An ax of infamy…
Author: Sarah Schmidt
Lizzie Borden took and ax and gave her mother forty whacks. When she saw what she had done, she gave her father forty-one.
Needless to say, there’s a lot more to the story and in See What I Have Done – her first novel – Sarah Schmidt has created a thoroughly riveting and eerily compelling account of this infamous crime.
The indisputable facts are as follows. On August 4th, 1892 someone used an ax to bludgeon Andrew and Abby Borden to death inside their Fall River, Massachusetts home. Thirty-two year-old Lizzie was the prime suspect in the murder of her father and step-mother, but she would go on to be tried and acquitted by a jury of her peers (twelve wealthy white men). No one else would ever be charged with the crime.

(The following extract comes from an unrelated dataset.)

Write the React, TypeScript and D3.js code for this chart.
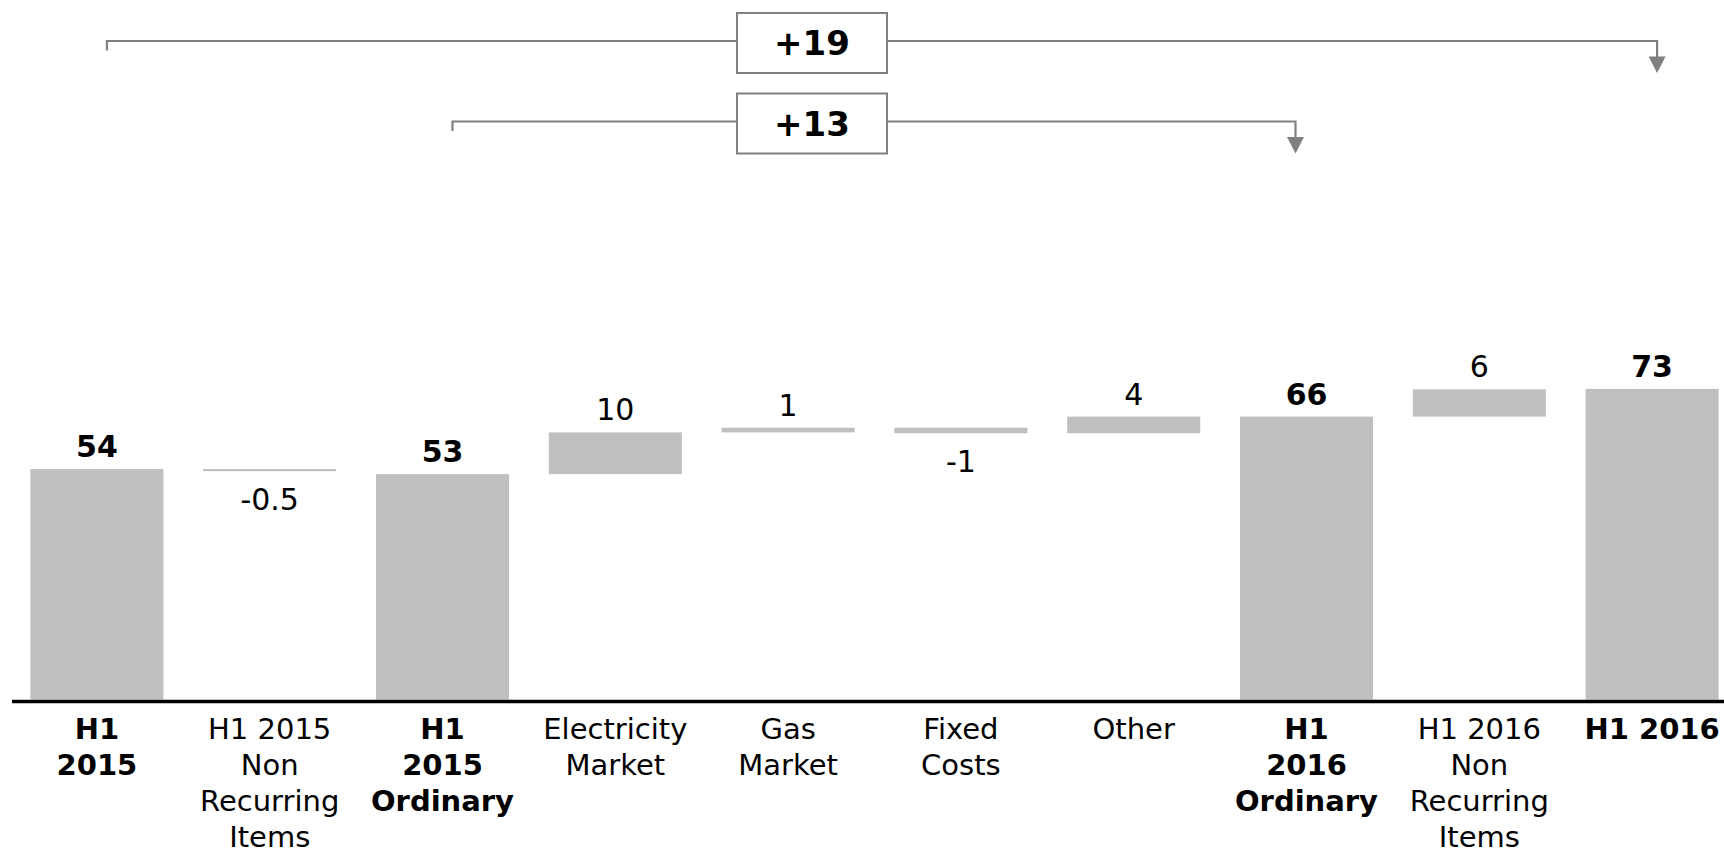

Schmidt tells the story from the perspective of four individuals: Lizzie, her older sister Emma, the Borden’s maid Bridget and a stranger named Benjamin. Through them we get to know the victims, the possible perpetrators and many of the details surrounding their dysfunctional relationships. Given that forensic science was still in its infancy at the time, Schmidt has very few constraints, using what little is known with certainty about the murders to form the foundation of her account. She builds from there to create consistently absorbing mystery.
Presenting an often thoroughly repulsive polysensory experience, the author dexterously knits a dark thicket of prose that effectively uses her multiple unreliable narrators. The result is an almost literal fly-on-the-wall experience that kept me fully engrossed throughout. Murder is creepy. Lizzie is also creepy. In the skilled hands of Schmidt you get creepy squared.
Historical true crime fiction is a tantalizing subgenre that I find particularly intriguing given the limits it places on the writer. See What I Have Done is a fine example of how entertaining this kind of story can be. For me, the fact that the story is rooted in actual events makes the whole experience that much more disturbing. Highly recommended both as a history and a mystery.